En este último ejemplo bíblico, en la pretensión fallida de la torre que alcanza el cielo, el desorden humano fue enfocarse en una “uniformidad” aplastante, asfixiante, excluyente y condenadora al silencio, como bien lo resume Wénin, una uniformidad que “hace morir”, porque efectivamente, negar la diversidad, negar al otro es morir, es destruir la obra de la creación de nuestro Dios.

Conclusión

        Como lo enunciamos en la introducción, las tres elecciones equivocadas de la humanidad, caracterizadas por los relatos del Génesis en el pecado de Adán y Eva (Gn 2-3), el fratricidio de Caín contra Abel (Gn 4, 1-16) y la torre de Babel (Gn 11, 1-9), son claramente presentadas por André Wénin como las opciones que, negando rotundamente al otro, rechazando la alteridad, trajeron como consecuencia la muerte, la negación de la vida pensada por Dios en la libertad de sus hijos.
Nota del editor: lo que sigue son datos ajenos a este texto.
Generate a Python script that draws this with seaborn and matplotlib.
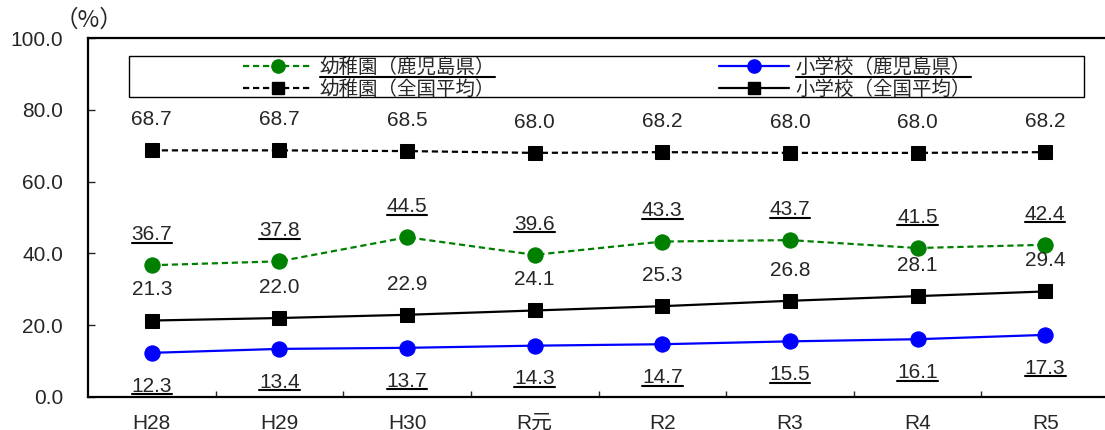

         Ya en el cuerpo de este ensayo se ha dejado por escrito que Dios no se opone a la unidad, sino más bien la promueve, pero una unidad en la diversidad, y para esto nos puede ayudar mucho la oración de Jesús en Jn 17, 21, cuando el Señor pide por los suyos y clama al Padre celestial ut unum sint, para que todos sean uno, “en la diversidad”, como el Padre y el Hijo, que, aun siendo distintos, son el mismo Dios en la unidad del Espíritu Santo.